What makes this move particularly shrewd (or devious, depending on your politics) is how it redirects consumer irritation. When prices simply go up, shoppers blame the retailer. When prices go up with a government policy explicitly labeled as the reason why? That irritation gets redirected.

"It's basically political price signaling," explained Dr. Sandra Horvath, a consumer behavior specialist I called for perspective. "They're creating a direct cognitive link between policy decisions and personal financial pain."

The bigger question becomes whether other retailers will follow suit. Can you imagine walking into Walmart and seeing shelf tags with tariff surcharges broken out? Or buying a new car with a window sticker itemizing the cost of steel and aluminum tariffs?

(The political implications in an election year would be... significant, to put it mildly.)

For the average consumer, the whole situation creates an unexpected economics lesson with every purchase. Most folks don't read trade policy papers or follow customs regulations, but they definitely notice when their shopping cart suddenly includes a new line item explaining why that toaster costs more than it used to.

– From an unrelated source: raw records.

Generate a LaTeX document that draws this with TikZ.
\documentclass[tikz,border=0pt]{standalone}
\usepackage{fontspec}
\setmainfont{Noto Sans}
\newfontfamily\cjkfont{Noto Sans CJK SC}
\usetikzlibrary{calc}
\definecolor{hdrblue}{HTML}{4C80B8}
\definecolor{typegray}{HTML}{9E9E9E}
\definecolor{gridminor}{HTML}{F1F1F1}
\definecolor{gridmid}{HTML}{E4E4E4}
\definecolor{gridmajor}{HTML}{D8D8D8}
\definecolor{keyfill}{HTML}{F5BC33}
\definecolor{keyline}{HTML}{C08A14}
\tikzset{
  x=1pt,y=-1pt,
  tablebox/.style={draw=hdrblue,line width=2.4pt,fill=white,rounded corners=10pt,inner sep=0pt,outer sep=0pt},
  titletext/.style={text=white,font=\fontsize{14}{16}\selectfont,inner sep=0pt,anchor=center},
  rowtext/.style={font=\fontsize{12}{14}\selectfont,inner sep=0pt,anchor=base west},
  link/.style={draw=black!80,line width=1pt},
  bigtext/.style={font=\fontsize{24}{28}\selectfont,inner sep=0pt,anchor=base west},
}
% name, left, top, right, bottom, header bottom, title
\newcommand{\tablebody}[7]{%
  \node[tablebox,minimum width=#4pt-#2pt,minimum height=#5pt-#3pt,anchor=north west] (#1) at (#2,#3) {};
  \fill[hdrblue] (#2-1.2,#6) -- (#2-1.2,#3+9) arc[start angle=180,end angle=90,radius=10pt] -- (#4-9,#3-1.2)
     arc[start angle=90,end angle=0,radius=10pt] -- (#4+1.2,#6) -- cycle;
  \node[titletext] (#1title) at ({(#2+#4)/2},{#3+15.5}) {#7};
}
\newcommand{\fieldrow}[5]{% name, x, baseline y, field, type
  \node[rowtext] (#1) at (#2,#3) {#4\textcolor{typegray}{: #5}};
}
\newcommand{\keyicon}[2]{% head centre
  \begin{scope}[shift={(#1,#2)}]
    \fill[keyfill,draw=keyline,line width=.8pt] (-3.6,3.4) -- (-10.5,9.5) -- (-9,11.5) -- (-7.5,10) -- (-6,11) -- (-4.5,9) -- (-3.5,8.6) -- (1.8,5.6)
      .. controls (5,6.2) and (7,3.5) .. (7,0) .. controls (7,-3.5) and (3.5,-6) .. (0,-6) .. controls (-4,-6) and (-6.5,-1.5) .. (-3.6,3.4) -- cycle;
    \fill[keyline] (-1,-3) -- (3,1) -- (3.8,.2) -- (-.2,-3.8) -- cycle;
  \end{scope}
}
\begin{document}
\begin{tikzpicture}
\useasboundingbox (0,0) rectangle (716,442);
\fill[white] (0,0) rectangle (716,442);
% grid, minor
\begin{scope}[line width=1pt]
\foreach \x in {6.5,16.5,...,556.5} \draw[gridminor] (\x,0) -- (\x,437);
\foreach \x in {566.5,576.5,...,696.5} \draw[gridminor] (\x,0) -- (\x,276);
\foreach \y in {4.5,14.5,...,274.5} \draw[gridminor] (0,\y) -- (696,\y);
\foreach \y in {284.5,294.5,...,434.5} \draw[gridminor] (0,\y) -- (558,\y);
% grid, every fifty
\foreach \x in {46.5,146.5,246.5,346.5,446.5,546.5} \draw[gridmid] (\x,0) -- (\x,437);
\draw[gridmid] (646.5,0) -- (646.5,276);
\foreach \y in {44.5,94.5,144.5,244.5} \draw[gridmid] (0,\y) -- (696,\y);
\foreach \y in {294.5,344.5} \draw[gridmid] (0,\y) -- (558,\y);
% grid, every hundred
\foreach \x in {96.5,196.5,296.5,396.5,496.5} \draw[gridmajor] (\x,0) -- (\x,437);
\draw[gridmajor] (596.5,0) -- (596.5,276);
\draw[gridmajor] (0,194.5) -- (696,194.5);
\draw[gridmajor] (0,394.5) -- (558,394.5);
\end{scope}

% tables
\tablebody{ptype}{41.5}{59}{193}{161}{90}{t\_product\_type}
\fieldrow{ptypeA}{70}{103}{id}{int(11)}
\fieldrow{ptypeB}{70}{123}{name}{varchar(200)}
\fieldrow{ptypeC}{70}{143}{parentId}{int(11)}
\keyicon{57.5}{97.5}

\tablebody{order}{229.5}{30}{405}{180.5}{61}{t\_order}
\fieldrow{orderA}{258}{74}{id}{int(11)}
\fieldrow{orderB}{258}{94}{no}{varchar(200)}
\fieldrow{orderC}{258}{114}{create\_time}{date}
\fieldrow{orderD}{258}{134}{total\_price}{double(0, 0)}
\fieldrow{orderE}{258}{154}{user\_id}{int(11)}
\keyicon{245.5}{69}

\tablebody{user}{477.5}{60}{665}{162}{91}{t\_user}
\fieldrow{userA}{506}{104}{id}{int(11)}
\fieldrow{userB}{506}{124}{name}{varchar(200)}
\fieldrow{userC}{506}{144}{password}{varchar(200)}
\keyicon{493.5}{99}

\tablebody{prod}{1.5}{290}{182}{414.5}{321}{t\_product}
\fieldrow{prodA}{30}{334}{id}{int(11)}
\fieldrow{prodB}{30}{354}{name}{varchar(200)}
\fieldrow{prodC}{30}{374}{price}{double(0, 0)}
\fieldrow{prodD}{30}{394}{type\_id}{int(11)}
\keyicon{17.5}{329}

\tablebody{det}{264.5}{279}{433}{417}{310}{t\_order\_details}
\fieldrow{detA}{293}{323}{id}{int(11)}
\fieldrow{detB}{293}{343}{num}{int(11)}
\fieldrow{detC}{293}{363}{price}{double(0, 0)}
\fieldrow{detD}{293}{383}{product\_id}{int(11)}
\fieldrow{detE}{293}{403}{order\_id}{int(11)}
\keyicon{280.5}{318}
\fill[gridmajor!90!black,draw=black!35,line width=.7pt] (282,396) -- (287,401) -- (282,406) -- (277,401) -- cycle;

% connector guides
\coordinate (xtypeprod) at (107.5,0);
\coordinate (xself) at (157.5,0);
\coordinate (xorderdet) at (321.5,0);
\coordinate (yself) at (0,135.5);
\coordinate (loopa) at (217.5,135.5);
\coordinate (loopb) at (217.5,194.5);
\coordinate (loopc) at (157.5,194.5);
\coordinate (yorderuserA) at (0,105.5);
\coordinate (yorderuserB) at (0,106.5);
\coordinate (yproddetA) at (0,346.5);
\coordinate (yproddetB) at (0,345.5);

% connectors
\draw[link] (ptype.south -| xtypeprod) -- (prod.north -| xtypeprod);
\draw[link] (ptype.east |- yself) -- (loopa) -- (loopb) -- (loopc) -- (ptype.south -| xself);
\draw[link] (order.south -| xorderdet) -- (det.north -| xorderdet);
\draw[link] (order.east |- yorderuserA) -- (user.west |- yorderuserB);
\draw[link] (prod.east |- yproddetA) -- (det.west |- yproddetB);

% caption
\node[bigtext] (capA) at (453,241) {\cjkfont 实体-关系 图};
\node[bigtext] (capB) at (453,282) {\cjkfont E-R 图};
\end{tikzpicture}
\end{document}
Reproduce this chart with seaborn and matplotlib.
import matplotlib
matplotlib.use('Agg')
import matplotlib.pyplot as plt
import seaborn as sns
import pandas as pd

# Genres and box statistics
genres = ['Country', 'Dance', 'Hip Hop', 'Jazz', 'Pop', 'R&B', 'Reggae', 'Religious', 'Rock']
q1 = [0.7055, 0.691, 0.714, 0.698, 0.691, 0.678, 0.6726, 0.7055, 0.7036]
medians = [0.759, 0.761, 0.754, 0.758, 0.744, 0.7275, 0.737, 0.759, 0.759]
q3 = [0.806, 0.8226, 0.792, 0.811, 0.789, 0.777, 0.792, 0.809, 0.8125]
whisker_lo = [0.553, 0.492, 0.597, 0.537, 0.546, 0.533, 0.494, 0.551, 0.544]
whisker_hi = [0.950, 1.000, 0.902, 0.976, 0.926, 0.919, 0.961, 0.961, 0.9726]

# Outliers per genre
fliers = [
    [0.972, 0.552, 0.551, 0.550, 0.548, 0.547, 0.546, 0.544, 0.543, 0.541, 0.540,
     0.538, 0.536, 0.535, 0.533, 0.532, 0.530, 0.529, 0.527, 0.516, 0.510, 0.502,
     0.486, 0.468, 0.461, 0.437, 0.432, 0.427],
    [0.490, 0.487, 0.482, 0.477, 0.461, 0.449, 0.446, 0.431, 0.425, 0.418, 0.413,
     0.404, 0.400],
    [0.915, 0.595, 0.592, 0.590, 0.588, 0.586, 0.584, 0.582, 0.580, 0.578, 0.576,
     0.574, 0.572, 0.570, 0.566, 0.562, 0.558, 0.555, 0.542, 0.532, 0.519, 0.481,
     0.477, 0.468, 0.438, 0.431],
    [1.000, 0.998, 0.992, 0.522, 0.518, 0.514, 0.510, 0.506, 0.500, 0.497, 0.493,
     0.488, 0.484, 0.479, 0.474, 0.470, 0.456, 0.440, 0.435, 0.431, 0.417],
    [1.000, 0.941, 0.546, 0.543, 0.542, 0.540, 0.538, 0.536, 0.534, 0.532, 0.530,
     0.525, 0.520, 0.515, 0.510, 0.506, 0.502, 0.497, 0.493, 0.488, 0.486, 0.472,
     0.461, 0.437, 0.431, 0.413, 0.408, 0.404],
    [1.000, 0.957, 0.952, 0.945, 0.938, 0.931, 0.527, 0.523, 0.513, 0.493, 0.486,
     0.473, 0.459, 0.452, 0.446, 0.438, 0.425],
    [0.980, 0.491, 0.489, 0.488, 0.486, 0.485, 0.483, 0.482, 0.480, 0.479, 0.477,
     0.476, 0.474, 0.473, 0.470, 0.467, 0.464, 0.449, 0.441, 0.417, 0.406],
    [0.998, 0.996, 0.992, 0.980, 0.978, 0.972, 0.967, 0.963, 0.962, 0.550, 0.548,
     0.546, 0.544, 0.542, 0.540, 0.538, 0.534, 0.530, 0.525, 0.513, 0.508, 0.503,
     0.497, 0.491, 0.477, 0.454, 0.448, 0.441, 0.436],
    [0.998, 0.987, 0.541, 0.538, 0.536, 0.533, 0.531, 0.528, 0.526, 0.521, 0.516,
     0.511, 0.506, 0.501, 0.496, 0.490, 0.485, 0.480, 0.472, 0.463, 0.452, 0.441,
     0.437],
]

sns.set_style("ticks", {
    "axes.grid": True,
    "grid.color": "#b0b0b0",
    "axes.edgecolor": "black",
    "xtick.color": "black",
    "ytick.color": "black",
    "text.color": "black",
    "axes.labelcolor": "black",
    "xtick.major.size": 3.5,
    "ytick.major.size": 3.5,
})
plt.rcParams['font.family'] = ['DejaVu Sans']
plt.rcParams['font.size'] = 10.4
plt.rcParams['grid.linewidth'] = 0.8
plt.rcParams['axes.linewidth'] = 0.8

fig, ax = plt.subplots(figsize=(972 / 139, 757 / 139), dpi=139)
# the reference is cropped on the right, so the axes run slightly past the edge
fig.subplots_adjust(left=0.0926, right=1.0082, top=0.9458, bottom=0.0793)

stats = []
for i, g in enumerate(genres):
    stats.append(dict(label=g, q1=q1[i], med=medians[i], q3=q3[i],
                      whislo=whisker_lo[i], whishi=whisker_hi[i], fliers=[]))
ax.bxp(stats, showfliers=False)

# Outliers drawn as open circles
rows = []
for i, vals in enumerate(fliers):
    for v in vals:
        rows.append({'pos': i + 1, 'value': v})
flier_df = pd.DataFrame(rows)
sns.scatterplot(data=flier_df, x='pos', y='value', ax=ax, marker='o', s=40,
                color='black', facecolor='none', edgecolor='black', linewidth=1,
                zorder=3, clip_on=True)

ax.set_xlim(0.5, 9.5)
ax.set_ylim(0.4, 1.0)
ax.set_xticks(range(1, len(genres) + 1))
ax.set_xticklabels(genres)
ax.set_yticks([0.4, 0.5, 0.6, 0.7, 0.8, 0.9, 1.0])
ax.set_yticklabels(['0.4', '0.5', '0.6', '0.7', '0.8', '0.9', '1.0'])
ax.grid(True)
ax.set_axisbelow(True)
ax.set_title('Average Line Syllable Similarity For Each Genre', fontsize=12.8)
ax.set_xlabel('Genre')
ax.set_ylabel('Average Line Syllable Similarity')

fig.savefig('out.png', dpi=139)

Will Amazon's tariff transparency movement actually change policy? Probably not immediately. But it does something perhaps more important—it changes how we talk about tariffs by making abstract economic theories concrete.

And in politics, how we frame issues often matters more than the issues themselves.

Companies aren't moral arbiters, and Amazon certainly has its own agenda. But there's something refreshingly direct about showing people exactly what policies cost them personally. It takes these high-minded debates about international trade balances and global competition and boils them down to a simple question:

Is this extra $8.99 worth it to you?

Sometimes it takes a shopping cart to move a policy conversation forward.